#### Requirements:
Select each line where the word "picture" appears.
[BEGIN Material for the task]
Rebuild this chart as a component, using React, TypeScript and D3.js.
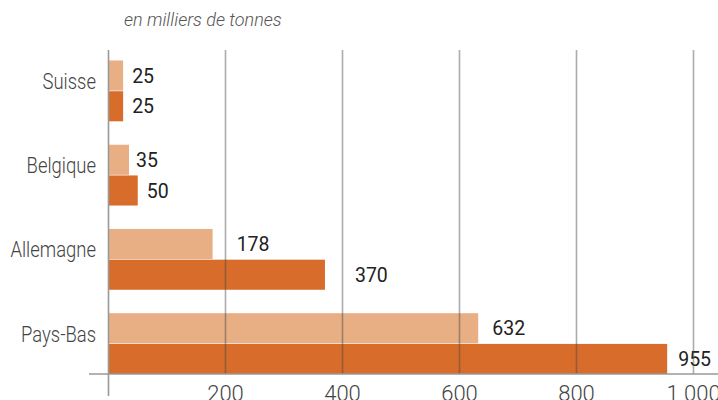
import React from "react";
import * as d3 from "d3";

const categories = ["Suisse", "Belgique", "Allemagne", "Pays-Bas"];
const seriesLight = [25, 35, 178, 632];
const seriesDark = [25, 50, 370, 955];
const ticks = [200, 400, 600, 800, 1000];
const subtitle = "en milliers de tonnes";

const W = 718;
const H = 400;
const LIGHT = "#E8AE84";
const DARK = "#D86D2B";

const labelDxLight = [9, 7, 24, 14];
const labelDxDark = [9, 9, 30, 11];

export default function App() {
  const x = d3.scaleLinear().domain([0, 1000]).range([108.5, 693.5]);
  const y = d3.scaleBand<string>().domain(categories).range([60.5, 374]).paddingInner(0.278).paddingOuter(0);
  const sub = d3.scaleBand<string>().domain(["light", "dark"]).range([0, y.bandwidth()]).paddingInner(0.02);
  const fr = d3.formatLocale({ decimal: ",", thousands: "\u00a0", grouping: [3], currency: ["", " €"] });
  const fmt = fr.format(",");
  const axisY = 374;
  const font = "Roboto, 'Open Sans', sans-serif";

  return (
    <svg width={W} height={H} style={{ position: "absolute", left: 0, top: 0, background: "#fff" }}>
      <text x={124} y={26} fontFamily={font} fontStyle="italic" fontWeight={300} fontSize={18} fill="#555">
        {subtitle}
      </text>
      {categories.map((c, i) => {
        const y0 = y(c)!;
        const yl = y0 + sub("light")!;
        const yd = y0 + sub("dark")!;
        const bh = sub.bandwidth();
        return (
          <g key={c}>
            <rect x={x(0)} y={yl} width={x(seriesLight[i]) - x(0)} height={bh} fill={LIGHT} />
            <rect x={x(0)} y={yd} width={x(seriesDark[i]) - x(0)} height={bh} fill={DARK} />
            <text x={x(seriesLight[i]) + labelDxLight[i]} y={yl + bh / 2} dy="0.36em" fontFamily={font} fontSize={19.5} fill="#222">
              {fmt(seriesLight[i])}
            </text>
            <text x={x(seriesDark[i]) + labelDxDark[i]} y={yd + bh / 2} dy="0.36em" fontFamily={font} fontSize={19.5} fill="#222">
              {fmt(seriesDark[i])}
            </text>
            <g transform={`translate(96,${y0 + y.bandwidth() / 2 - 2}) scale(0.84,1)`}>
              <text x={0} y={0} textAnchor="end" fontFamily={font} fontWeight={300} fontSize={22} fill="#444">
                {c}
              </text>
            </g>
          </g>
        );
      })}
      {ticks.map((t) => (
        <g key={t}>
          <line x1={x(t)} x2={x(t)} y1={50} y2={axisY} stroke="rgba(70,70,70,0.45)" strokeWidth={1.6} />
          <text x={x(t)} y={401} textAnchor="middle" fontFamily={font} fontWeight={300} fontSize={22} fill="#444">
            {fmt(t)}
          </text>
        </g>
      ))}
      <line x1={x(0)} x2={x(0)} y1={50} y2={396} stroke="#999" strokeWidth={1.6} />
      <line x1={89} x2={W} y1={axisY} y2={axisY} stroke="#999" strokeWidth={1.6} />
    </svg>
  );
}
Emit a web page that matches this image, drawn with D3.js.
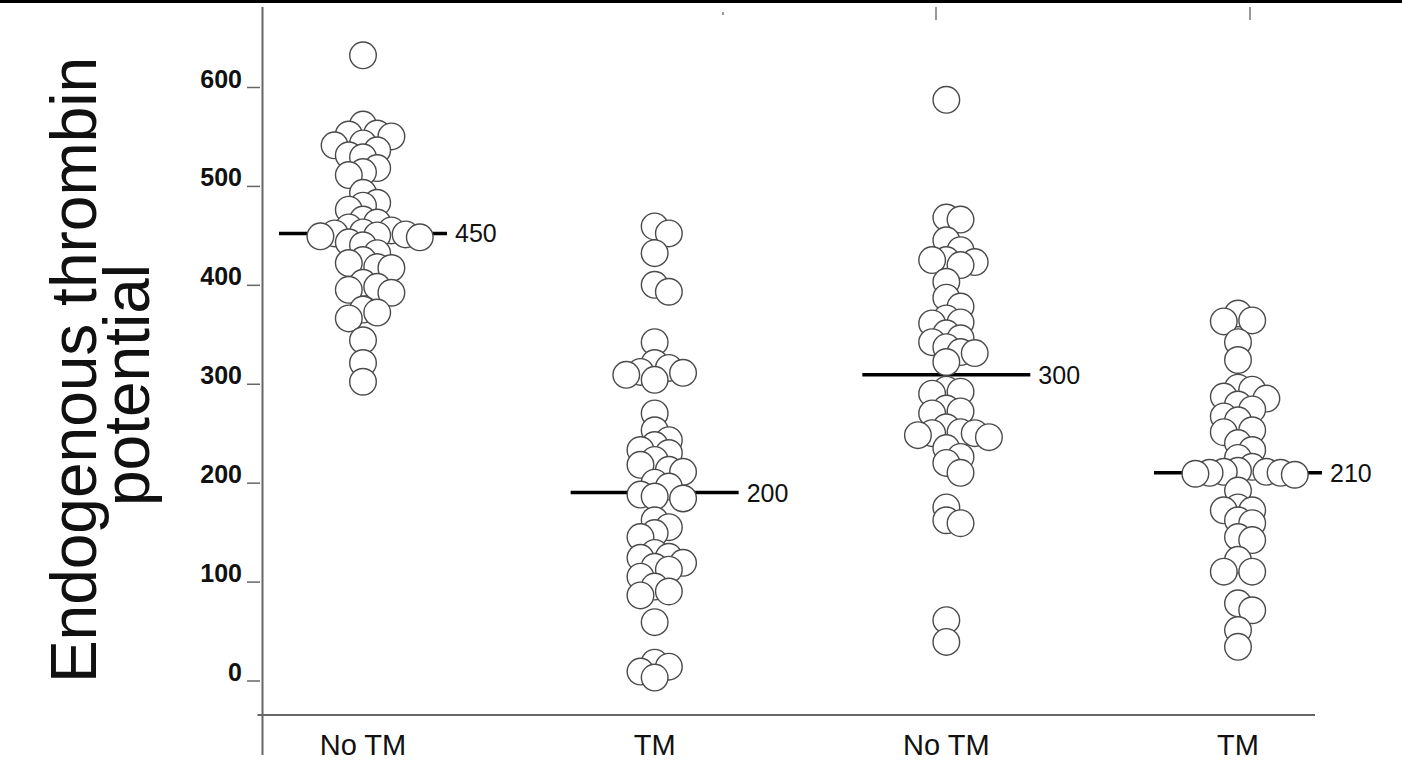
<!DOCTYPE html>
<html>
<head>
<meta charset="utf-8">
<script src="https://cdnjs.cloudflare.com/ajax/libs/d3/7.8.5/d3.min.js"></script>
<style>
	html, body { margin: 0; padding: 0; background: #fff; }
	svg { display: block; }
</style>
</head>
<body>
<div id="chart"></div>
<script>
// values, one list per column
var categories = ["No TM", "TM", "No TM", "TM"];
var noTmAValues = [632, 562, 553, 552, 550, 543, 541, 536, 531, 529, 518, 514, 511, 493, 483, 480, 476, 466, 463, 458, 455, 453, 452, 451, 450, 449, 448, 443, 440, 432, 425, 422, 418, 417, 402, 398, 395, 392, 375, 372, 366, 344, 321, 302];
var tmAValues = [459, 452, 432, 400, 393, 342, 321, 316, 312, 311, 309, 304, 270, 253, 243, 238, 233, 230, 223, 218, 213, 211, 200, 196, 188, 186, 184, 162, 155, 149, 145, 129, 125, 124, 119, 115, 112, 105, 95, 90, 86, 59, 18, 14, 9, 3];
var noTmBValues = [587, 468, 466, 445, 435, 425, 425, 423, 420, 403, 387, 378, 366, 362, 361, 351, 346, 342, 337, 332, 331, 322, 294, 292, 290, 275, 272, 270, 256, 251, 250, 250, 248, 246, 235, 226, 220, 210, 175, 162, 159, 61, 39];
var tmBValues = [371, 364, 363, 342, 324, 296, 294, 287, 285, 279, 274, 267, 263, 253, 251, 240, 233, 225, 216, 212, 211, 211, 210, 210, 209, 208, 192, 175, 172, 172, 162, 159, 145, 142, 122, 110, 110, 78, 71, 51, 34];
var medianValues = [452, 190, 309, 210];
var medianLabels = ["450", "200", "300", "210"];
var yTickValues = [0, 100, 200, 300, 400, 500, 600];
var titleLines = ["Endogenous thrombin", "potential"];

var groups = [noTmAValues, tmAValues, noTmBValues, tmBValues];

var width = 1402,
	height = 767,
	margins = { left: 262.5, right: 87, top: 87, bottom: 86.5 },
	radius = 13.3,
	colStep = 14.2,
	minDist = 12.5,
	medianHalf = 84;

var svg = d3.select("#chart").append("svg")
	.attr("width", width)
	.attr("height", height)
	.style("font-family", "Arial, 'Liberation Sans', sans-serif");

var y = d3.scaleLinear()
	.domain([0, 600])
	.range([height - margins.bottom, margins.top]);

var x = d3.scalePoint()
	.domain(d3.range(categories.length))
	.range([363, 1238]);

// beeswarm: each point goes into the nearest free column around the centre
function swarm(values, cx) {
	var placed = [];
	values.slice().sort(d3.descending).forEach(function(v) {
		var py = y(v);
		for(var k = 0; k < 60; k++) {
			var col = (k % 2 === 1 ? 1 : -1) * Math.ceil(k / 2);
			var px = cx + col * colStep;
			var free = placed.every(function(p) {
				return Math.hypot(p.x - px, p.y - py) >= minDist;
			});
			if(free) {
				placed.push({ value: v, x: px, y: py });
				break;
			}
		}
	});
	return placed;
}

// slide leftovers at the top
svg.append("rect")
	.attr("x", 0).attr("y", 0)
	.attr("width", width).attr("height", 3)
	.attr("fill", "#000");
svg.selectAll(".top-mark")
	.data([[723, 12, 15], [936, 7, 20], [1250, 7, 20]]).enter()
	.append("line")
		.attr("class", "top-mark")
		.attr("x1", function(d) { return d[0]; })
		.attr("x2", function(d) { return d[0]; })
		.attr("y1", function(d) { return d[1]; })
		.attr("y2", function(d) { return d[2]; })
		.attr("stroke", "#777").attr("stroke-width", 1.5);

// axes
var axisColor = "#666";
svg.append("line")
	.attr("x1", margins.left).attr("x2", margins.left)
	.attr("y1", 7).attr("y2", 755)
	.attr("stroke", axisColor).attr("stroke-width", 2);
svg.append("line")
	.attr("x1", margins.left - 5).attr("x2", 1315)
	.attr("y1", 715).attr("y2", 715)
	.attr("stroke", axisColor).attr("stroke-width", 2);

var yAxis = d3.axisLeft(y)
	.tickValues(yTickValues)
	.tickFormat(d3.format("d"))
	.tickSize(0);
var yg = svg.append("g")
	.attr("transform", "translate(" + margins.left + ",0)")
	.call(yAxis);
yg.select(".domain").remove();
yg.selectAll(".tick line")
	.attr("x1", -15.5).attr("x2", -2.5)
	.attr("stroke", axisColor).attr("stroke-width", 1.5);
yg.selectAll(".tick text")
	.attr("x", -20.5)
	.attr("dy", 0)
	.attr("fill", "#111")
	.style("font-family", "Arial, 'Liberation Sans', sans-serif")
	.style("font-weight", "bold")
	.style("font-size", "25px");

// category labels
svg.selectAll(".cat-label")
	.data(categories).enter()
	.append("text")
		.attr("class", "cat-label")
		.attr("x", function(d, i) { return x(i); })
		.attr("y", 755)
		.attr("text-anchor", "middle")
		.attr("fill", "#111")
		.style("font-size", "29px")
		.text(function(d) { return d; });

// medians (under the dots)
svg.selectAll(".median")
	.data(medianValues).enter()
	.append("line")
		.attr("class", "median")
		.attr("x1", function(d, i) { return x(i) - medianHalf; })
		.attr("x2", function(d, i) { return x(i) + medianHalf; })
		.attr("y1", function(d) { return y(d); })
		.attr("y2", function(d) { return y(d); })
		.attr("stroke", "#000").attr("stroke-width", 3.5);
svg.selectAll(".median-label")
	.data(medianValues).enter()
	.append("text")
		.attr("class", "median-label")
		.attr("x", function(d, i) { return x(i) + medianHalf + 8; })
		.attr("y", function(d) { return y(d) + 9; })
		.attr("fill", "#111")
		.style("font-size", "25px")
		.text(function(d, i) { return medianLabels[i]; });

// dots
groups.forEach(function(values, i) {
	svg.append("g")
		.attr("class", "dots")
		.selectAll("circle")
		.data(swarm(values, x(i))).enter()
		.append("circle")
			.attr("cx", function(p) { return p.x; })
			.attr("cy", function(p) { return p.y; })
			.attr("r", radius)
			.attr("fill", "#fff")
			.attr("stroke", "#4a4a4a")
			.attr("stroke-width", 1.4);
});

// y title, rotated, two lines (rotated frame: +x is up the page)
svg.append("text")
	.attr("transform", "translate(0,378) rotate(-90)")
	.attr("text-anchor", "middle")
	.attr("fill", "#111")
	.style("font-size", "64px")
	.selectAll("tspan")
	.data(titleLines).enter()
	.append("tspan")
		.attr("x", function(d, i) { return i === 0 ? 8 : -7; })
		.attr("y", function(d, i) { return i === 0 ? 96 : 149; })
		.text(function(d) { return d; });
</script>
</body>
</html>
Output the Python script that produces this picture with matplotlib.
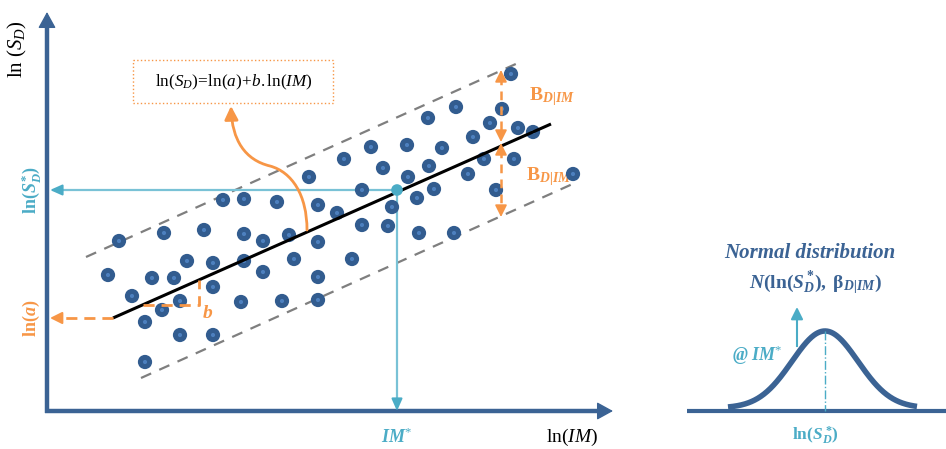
[END Material for the task]
#### Answer for the task:
Output the Python script that produces this picture with matplotlib.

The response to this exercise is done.